I talk about all of these features in the full features guide of Alpha Fairy.
Firmware
The code I wrote is pretty complex and messy as it is a just-for-fun project, but I did put effort into the underlying library that communicates with the camera. I hope somebody finds it useful. Maybe somebody has an amputee friend who wants foot pedals to set the shutter speed on their camera, that somebody can benefit from this code.
Sony now has two camera remote SDKs. The newer one uses PTP, the PTP stuff is hidden from the developer, and this SDK is only available for Windows, Mac, and Linux (including ARM). The trouble here is that it’s a binary blob and can’t be used on a microcontroller. I had to put in some effort into analyzing the traffic between the official Sony remote app with Wireshark and Beagle USB analyzer. The older Sony camera remote SDK is simply a set of commands sent over HTTP, encapsulated in JSON, super easy to implement but a bit inefficient in terms of memory and speed. I implemented both the newer and older protocols in this remote, so the coverage of supported cameras is pretty wide.
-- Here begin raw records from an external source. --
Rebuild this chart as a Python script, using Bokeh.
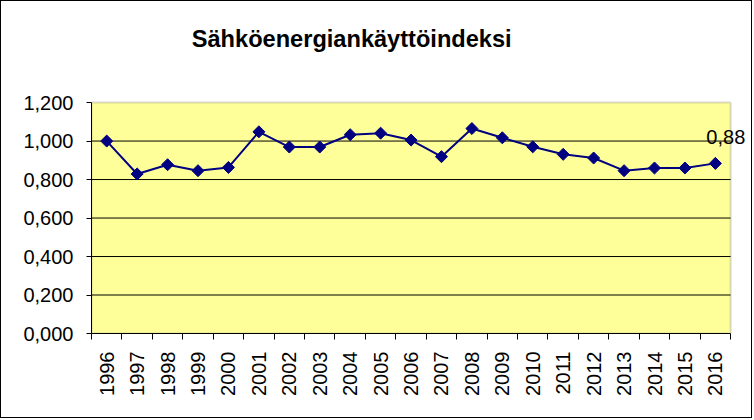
import math
from bokeh.plotting import figure
from bokeh.models import FixedTicker, CustomJSTickFormatter, Label, Range1d, BoxAnnotation
from bokeh.embed import file_html
from bokeh.resources import INLINE

years = ["1996", "1997", "1998", "1999", "2000", "2001", "2002", "2003", "2004", "2005",
         "2006", "2007", "2008", "2009", "2010", "2011", "2012", "2013", "2014", "2015", "2016"]
index_values = [1.000, 0.829, 0.877, 0.846, 0.863, 1.048, 0.969, 0.969, 1.033, 1.041,
                1.005, 0.919, 1.065, 1.017, 0.970, 0.931, 0.912, 0.846, 0.860, 0.860, 0.884]
y_ticks = [0.0, 0.2, 0.4, 0.6, 0.8, 1.0, 1.2]
title_text = "Sähköenergiankäyttöindeksi"
last_label = "0,88"

xs = list(range(1, len(years) + 1))
x_lo, x_hi = 0.5, len(years) + 0.5
y_lo, y_hi = y_ticks[0], y_ticks[-1]

# frame extended past the plot area (right and top) so texts there are not clipped
p = figure(width=752, height=418, output_backend="svg", toolbar_location=None,
           x_range=Range1d(x_lo, x_hi + 0.72), y_range=Range1d(y_lo, y_hi + 0.52),
           min_border_left=90, min_border_right=1, min_border_top=1, min_border_bottom=86,
           background_fill_color="white", border_fill_color="white")
p.styles = {"border": "1px solid black"}
p.outline_line_color = None

# plot area (yellow with grey border)
p.add_layout(BoxAnnotation(left=x_lo, right=x_hi, bottom=y_lo, top=y_hi,
                           fill_color="#FFFF99", fill_alpha=1.0,
                           line_color="#808080", line_width=2, level="underlay"))

# x axis
p.xaxis.ticker = FixedTicker(ticks=xs, minor_ticks=[x - 0.5 for x in xs] + [x_hi])
p.xaxis.formatter = CustomJSTickFormatter(args=dict(labels=years),
                                          code="return labels[Math.round(tick) - 1] || '';")
p.xaxis.bounds = (x_lo, x_hi)
p.xaxis.major_label_orientation = math.pi / 2
p.xaxis.major_tick_line_color = None
p.xaxis.major_tick_out = 0
p.xaxis.major_tick_in = 0
p.xaxis.minor_tick_line_color = "black"
p.xaxis.minor_tick_out = 6
p.xaxis.minor_tick_in = 0
p.xaxis.major_label_standoff = 12
p.xaxis.axis_line_color = "black"

# y axis
p.yaxis.ticker = FixedTicker(ticks=y_ticks)
p.yaxis.formatter = CustomJSTickFormatter(code="return tick.toFixed(3).replace('.', ',');")
p.yaxis.bounds = (y_lo, y_hi)
p.yaxis.major_tick_out = 5
p.yaxis.major_tick_in = 0
p.yaxis.minor_tick_line_color = None
p.yaxis.major_label_standoff = 13
p.yaxis.axis_line_color = "black"

for ax in (p.xaxis, p.yaxis):
    ax.major_label_text_font = "Liberation Sans"
    ax.major_label_text_font_size = "20px"
    ax.major_label_text_color = "black"

p.xgrid.grid_line_color = None
p.ygrid.grid_line_color = None

# horizontal grid lines limited to the plot area
grid_vals = y_ticks[1:-1]
p.segment(x0=[x_lo] * len(grid_vals), x1=[x_hi] * len(grid_vals), y0=grid_vals, y1=grid_vals,
          line_color="black", line_width=1)

p.line(xs, index_values, line_color="#000080", line_width=2)
p.scatter(xs, index_values, marker="square", angle=math.pi / 4, size=8.5,
          fill_color="#000080", line_color="#000080")

p.add_layout(Label(x=xs[-1], y=index_values[-1], text=last_label, x_offset=-9, y_offset=26,
                   text_baseline="alphabetic", text_font="Liberation Sans",
                   text_font_size="20px", text_color="black"))

# chart title
p.add_layout(Label(x=9.05, y=1.528, text=title_text, text_align="center",
                   text_baseline="alphabetic", text_font="Liberation Sans",
                   text_font_size="23.6px", text_font_style="bold", text_color="black"))

open("out.html", "w").write(file_html(p, INLINE))
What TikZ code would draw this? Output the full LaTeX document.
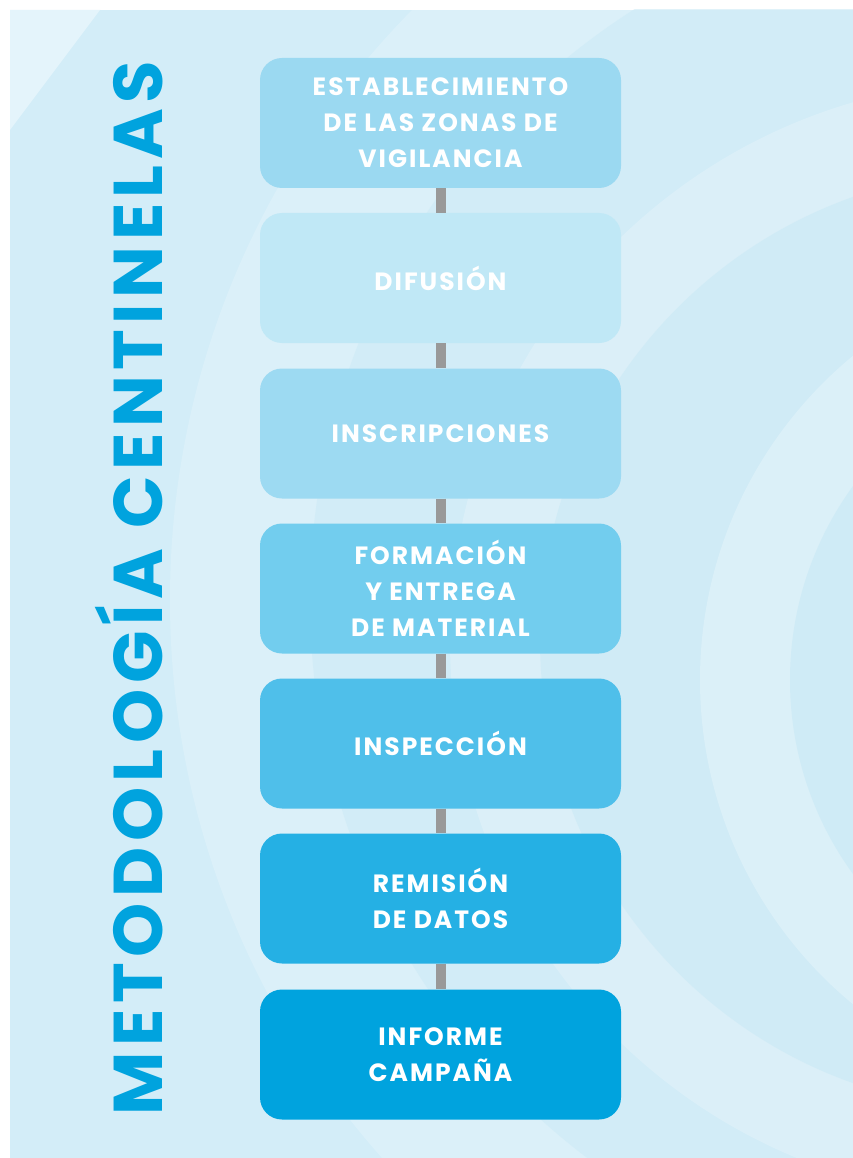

I talk a ton more about my firmware engineering efforts and camera reverse engineering on GitHub. Read deeper about how I handled threading, memory management, power management, etc.
I originally wrote the firmware in MicroPython, hoping that maybe some photographers can quickly learn Python and add features they like. But that didn’t work mainly due to memory constraints. The C++ code already takes 88% of program memory, the MicroPython code I wrote failed on the first import due to OutOfMemoryException (and that was just the PTP test code). Also, MicroPython is usually great, but M5’s implementation of it sucks, literally cannot use the UART for debugging or REPL, I rant about it here.
FAQ / Q&A
Do you sell this? No, you have to buy the M5StickC-Plus on your own and follow the instructions on how to install the firmware I wrote onto it. I have no affiliation with M5 at all.
What cameras are supported? PTP supported (newer) cameras: listed on Sony’s page here (weird, I noticed they removed support for ZV-E10, I’ve tested it on my friend’s ZV-E10 though). HTTP+JSON supported (older) cameras: listed on Sony’s page here. Personally, more testing has been done on Sony A1, A6600, and RX100M4, as I own these.
Can it support for other brands? If somebody buys me a Canon EOS R7 and the RF 100-500mm f/4.5-7.1 lens in exchange for writing that code, I would do it. The PTP class I wrote is inherited by another class representing Sony cameras. I’d need to write a Canon class and then do some more reverse engineering.
What’s next? What’s the roadmap? Code cleanup, I should make the menu system more object oriented, so people can contribute apps easier. Power management, I need to figure out if the ESP32 can do light-sleep while maintaining Wi-Fi connections (documentation says it can, but it hasn’t worked for me).